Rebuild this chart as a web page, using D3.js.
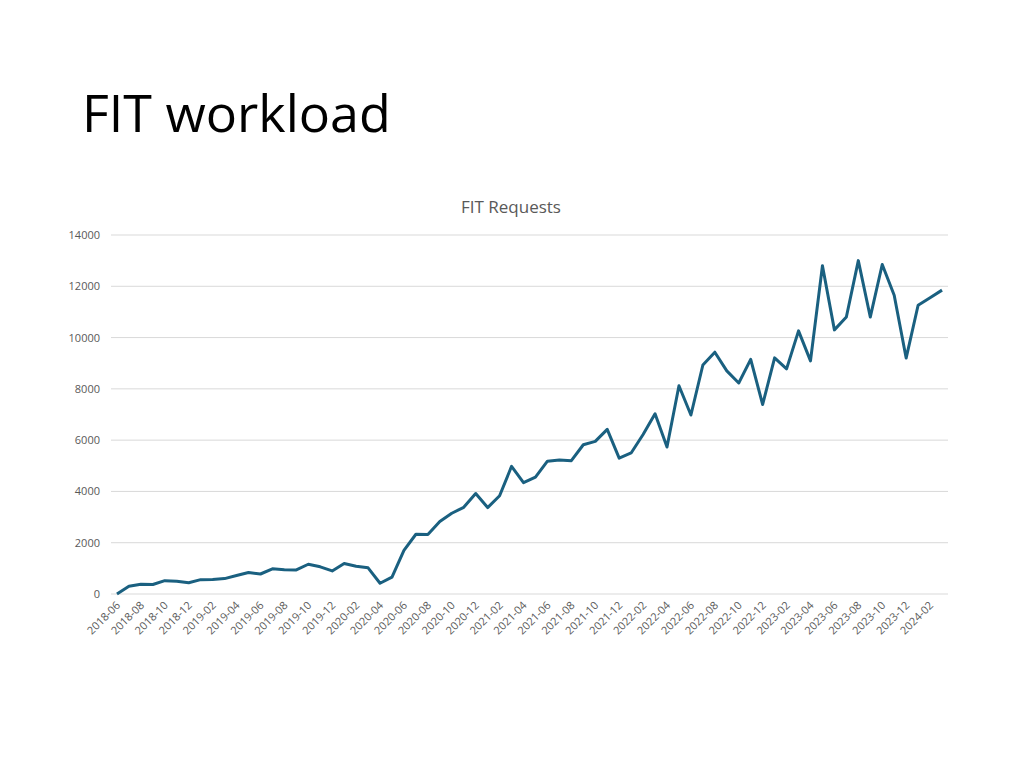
<!DOCTYPE html><html><head><meta charset="utf-8"><script src="https://cdn.jsdelivr.net/npm/d3@7"></script>
<style>body{margin:0;background:#fff;font-family:"Open Sans",sans-serif}</style></head><body><svg id="c" width="1024" height="768"></svg>
<script>
const months=[];
for(let y=2018;y<=2024;y++)for(let m=1;m<=12;m++){if((y===2018&&m<6)||(y===2024&&m>3))continue;months.push(y+"-"+String(m).padStart(2,"0"));}
const values=[0,300,380,370,520,500,440,560,570,600,720,840,780,980,950,940,1160,1060,900,1190,1080,1020,420,660,1700,2330,2320,2830,3150,3380,3920,3370,3830,4980,4340,4560,5180,5230,5200,5820,5950,6420,5300,5500,6220,7030,5730,8120,6980,8930,9430,8700,8230,9150,7390,9210,8780,10260,9090,12800,10300,10800,13000,10800,12850,11650,9200,11260,11550,11850];
const yTicks=[0,2000,4000,6000,8000,10000,12000,14000];
const svg=d3.select("#c");
svg.append("text").attr("x",82).attr("y",132).attr("font-size",52).attr("font-family","Open Sans").attr("fill","#000").text("FIT workload");
svg.append("text").attr("x",511).attr("y",213).attr("text-anchor","middle").attr("font-size",17).attr("fill","#595959").text("FIT Requests");
const x=d3.scaleBand().domain(months).range([111,948]);
const y=d3.scaleLinear().domain([0,14000]).range([594,235]);
svg.append("g").selectAll("line").data(yTicks).join("line").attr("x1",111).attr("x2",948).attr("y1",d=>y(d)).attr("y2",d=>y(d)).attr("stroke","#d9d9d9");
svg.append("g").selectAll("text").data(yTicks).join("text").attr("x",100).attr("y",d=>y(d)+4).attr("text-anchor","end").attr("font-size",11).attr("fill","#595959").text(d=>d);
svg.append("g").selectAll("text").data(months.filter((d,i)=>i%2===0)).join("text")
 .attr("transform",d=>`translate(${x(d)+x.bandwidth()/2+4},${606}) rotate(-45)`).attr("text-anchor","end").attr("font-size",11).attr("fill","#595959").text(d=>d);
svg.append("path").datum(values).attr("fill","none").attr("stroke","#1a6080").attr("stroke-width",3).attr("stroke-linejoin","round")
 .attr("d",d3.line().x((d,i)=>x(months[i])+x.bandwidth()/2).y(d=>y(d)));
</script></body></html>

______________________________

__Problem to work on__
Repeat the material exactly as it reads, without any of its pictures.

__Output__
Rebuild this chart as a web page, using D3.js.
<!DOCTYPE html><html><head><meta charset="utf-8"><script src="https://cdn.jsdelivr.net/npm/d3@7"></script>
<style>body{margin:0;background:#fff;font-family:"Open Sans",sans-serif}</style></head><body><svg id="c" width="1024" height="768"></svg>
<script>
const months=[];
for(let y=2018;y<=2024;y++)for(let m=1;m<=12;m++){if((y===2018&&m<6)||(y===2024&&m>3))continue;months.push(y+"-"+String(m).padStart(2,"0"));}
const values=[0,300,380,370,520,500,440,560,570,600,720,840,780,980,950,940,1160,1060,900,1190,1080,1020,420,660,1700,2330,2320,2830,3150,3380,3920,3370,3830,4980,4340,4560,5180,5230,5200,5820,5950,6420,5300,5500,6220,7030,5730,8120,6980,8930,9430,8700,8230,9150,7390,9210,8780,10260,9090,12800,10300,10800,13000,10800,12850,11650,9200,11260,11550,11850];
const yTicks=[0,2000,4000,6000,8000,10000,12000,14000];
const svg=d3.select("#c");
svg.append("text").attr("x",82).attr("y",132).attr("font-size",52).attr("font-family","Open Sans").attr("fill","#000").text("FIT workload");
svg.append("text").attr("x",511).attr("y",213).attr("text-anchor","middle").attr("font-size",17).attr("fill","#595959").text("FIT Requests");
const x=d3.scaleBand().domain(months).range([111,948]);
const y=d3.scaleLinear().domain([0,14000]).range([594,235]);
svg.append("g").selectAll("line").data(yTicks).join("line").attr("x1",111).attr("x2",948).attr("y1",d=>y(d)).attr("y2",d=>y(d)).attr("stroke","#d9d9d9");
svg.append("g").selectAll("text").data(yTicks).join("text").attr("x",100).attr("y",d=>y(d)+4).attr("text-anchor","end").attr("font-size",11).attr("fill","#595959").text(d=>d);
svg.append("g").selectAll("text").data(months.filter((d,i)=>i%2===0)).join("text")
 .attr("transform",d=>`translate(${x(d)+x.bandwidth()/2+4},${606}) rotate(-45)`).attr("text-anchor","end").attr("font-size",11).attr("fill","#595959").text(d=>d);
svg.append("path").datum(values).attr("fill","none").attr("stroke","#1a6080").attr("stroke-width",3).attr("stroke-linejoin","round")
 .attr("d",d3.line().x((d,i)=>x(months[i])+x.bandwidth()/2).y(d=>y(d)));
</script></body></html>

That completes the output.